Maschinelles Lernen im Quantenlabor
Lernfähiges Programm entwirft eigenständig Quantenexperimente.
In unseren Taschen stecken Smartphones, auf den Straßen fahren intelligente Autos, Experimente im Forschungslabor aber werden immer noch ausschließlich von Menschen erdacht. Das könnte sich bald ändern. Quantenphysiker der Uni Innsbruck um Hans Briegel beschäftigen sich unter anderem mit der grundsätzlichen Frage, inwieweit Maschinen selbstständig experimentieren können. Dazu nutzen die Forscher ein von der Gruppe entwickeltes Modell für künstliche Intelligenz, das einer Maschine einfache Formen kreativen Verhaltens ermöglichen soll. Das Gedächtnis dieser autonomen Maschine speichert viele einzelne Erfahrungsfragmente, die netzwerkartig miteinander verbunden sind. Ist die Maschine mit einem bestimmten Ereignis konfrontiert, werden in einer Zufallsbewegung damit zusammenhängende Erinnerungen abgerufen. Sowohl aus Erfolg als auch aus Misserfolg lernt die Maschine und passt ihr Netzwerk entsprechend an. Gleichzeitig kann sie selbst neue Szenarien erzeugen und diese ausprobieren.
Abb.: Der künstliche Agent stellt aus optischen Elementen wie diesem Strahlteiler neue und optimierte physikalische Experimente zusammen. (Bild: H. Ritsch, U. Innsbruck)
Das Team der Uni Innsbruck hat sich jetzt mit Kollegen der Uni Wien um Anton Zeilinger zusammengetan.

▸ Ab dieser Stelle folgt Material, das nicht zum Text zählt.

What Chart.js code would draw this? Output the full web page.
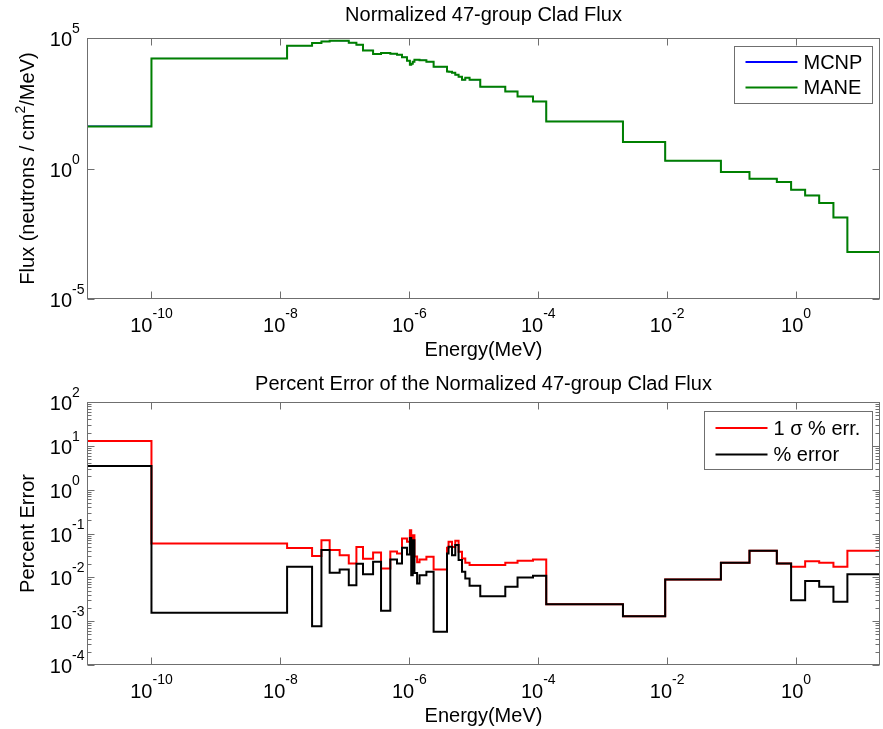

Diese hatten mithilfe des Algorithmus Melvin bereits die Nützlichkeit von automatisiertem Design von Quantenexperimenten zeigen können, wobei einige vom Computer inspirierten Experimente auch schon in den Labors von Zeilinger umgesetzt wurden. Durch die Anwendung des Lernmodells der projektiven Simulation konnten die Wissenschaftler gemeinsam zeigen, dass diese Umgebung ideal dafür geeignet ist, das Potenzial maschinellen Lernens in Quantenexperimenten zu untersuchen.

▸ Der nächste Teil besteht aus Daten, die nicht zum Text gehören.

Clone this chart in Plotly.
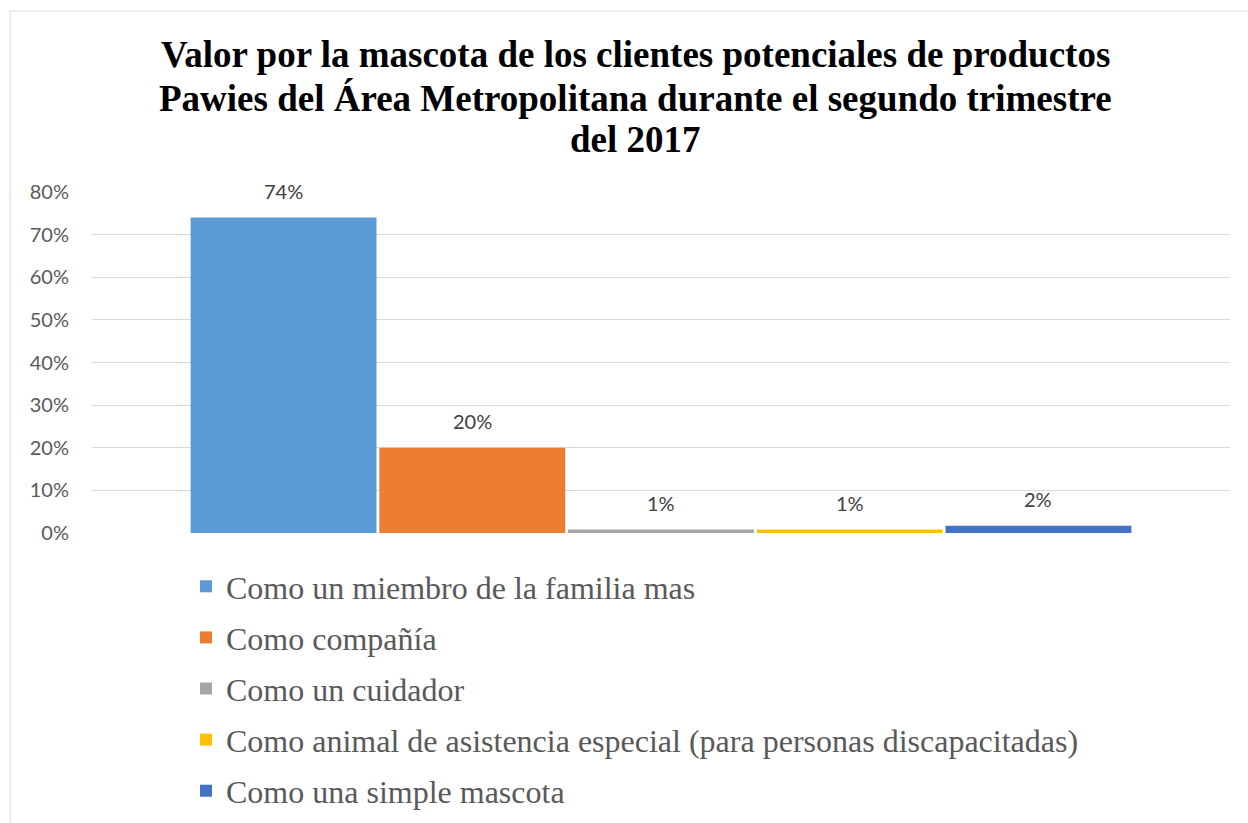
import plotly.graph_objects as go

categories = ["Como un miembro de la familia mas", "Como compañía", "Como un cuidador",
              "Como animal de asistencia especial (para personas discapacitadas)",
              "Como una simple mascota"]
values = [0.74, 0.20, 0.008, 0.008, 0.017]
colors = ["#5b9bd5", "#ed7d31", "#a5a5a5", "#ffc000", "#4472c4"]
title_lines = ["Valor por la mascota de los clientes potenciales de productos",
               "Pawies del Área Metropolitana durante el segundo trimestre",
               "del 2017"]
y_ticks = [0, 0.1, 0.2, 0.3, 0.4, 0.5, 0.6, 0.7, 0.8]

W, H = 1248, 823
L, R, T, B = 92, 18, 192, 290
PW, PH = W - L - R, H - T - B

def px_x(x):
    return (x - L) / PW

def px_y(y):
    return (H - B - y) / PH

fig = go.Figure()
for i, (c, v, col) in enumerate(zip(categories, values, colors)):
    fig.add_trace(go.Bar(x=[i], y=[v], name=c, marker=dict(color=col, line=dict(width=0)),
                         legendgroup=str(i), hoverinfo="skip"))
    fig.add_annotation(x=i, y=v, text=f"{v:.0%}", showarrow=False, yshift=27,
                       font=dict(family="Lato", size=20, color="#404040"))

title_y = [55, 98, 140]
for line, ty in zip(title_lines, title_y):
    fig.add_annotation(xref="paper", yref="paper", x=px_x(635), y=px_y(ty), text=line,
                       showarrow=False, xanchor="center", yanchor="middle",
                       font=dict(family="Liberation Serif", size=37, color="black", weight="bold"))

fig.update_layout(
    width=W, height=H,
    margin=dict(l=L, r=R, t=T, b=B, autoexpand=False),
    paper_bgcolor="white", plot_bgcolor="white",
    barmode="overlay", bargap=0.015,
    xaxis=dict(range=[-1.015, 5.015], showticklabels=False, showgrid=False, zeroline=False,
               showline=False, fixedrange=True),
    yaxis=dict(range=[0, 0.8], tickvals=y_ticks, tickformat=".0%", showgrid=True,
               gridcolor="#d9d9d9", gridwidth=1, zeroline=False, showline=False,
               ticklabelstandoff=22,
               tickfont=dict(family="Lato", size=20, color="#595959")),
    showlegend=True,
    legend=dict(orientation="v", x=px_x(186), xanchor="left",
                y=px_y(559), yanchor="top",
                font=dict(family="Liberation Serif", size=32, color="#595959"),
                traceorder="grouped", tracegroupgap=6.5, itemwidth=30,
                bgcolor="rgba(0,0,0,0)"),
    shapes=[dict(type="rect", xref="paper", yref="paper",
                 x0=px_x(10), x1=px_x(1260), y0=px_y(830), y1=px_y(11),
                 line=dict(color="#d9d9d9", width=1), fillcolor="rgba(0,0,0,0)", layer="below")],
)

fig.write_html("out.html")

Am Anfang steht ein leerer Labortisch für photonische Quantenexperimente. Der künstliche Agent versucht nun neue Experimente zu entwickeln, indem er Spiegel, Prismen oder Strahlteiler virtuell auf dem Tisch anbringt. Führen seine Aktionen zu einem sinnvollen Ergebnis, merkt der Agent sich das und greift bei späteren Versuchen wieder darauf zurück. „Dieses bestärkende Lernen unterscheidet unser Modell von einer automatischen Suche, die immer durch ein zufälliges Verhalten gesteuert ist“, erklärt Alexey Melnikov von der Uni Innsbruck. „Der künstliche Agent führt auf dem virtuellen Labortisch Zehntausende von Experimenten durch. Wenn wir im Gedächtnis der Maschine die Ergebnisse analysieren, sehen wir, dass sich bestimmte Strukturen entwickelt haben“, erklärt sein Kollege Hendrik Poulsen Nautrup. Einige dieser Strukturen sind den Physikern bereits als nützliche Werkzeuge aus modernen quantenoptischen Labors bekannt. Andere sind völlig neu und könnten in Zukunft im Labor zum Einsatz kommen. „Während die automatische Suche mit jeder Lösung zufrieden ist, sucht die intelligente Maschine immer den besten Weg, wie etwas umgesetzt werden kann, und generiert so optimierte Experimente“, verdeutlicht Alexey Melnikov. „Und manchmal liefert sie auch Antworten auf Fragen, die wir gar nicht gestellt haben.“
In Zukunft wollen die Wissenschaftler das lernfähige Programm noch weiter ausbauen. Zurzeit ist die Maschine noch darauf getrimmt, einzelne Probleme selbstständig zu lösen. Aber damit ist sie weiterhin nur ein Werkzeug, das von Wissenschaftlern gezielt eingesetzt werden muss. Kann eine Maschine aber auch mehr als nur ein Werkzeug sein? Wird die Maschine der Zukunft eine kreativere Rolle an der Seite des Wissenschaftlers spielen? Dies sind die Fragen, die sich die Wissenschaftler stellen und nur die Zukunft wird zeigen, welche Rolle die künstliche Intelligenz tatsächlich im Labor spielen wird.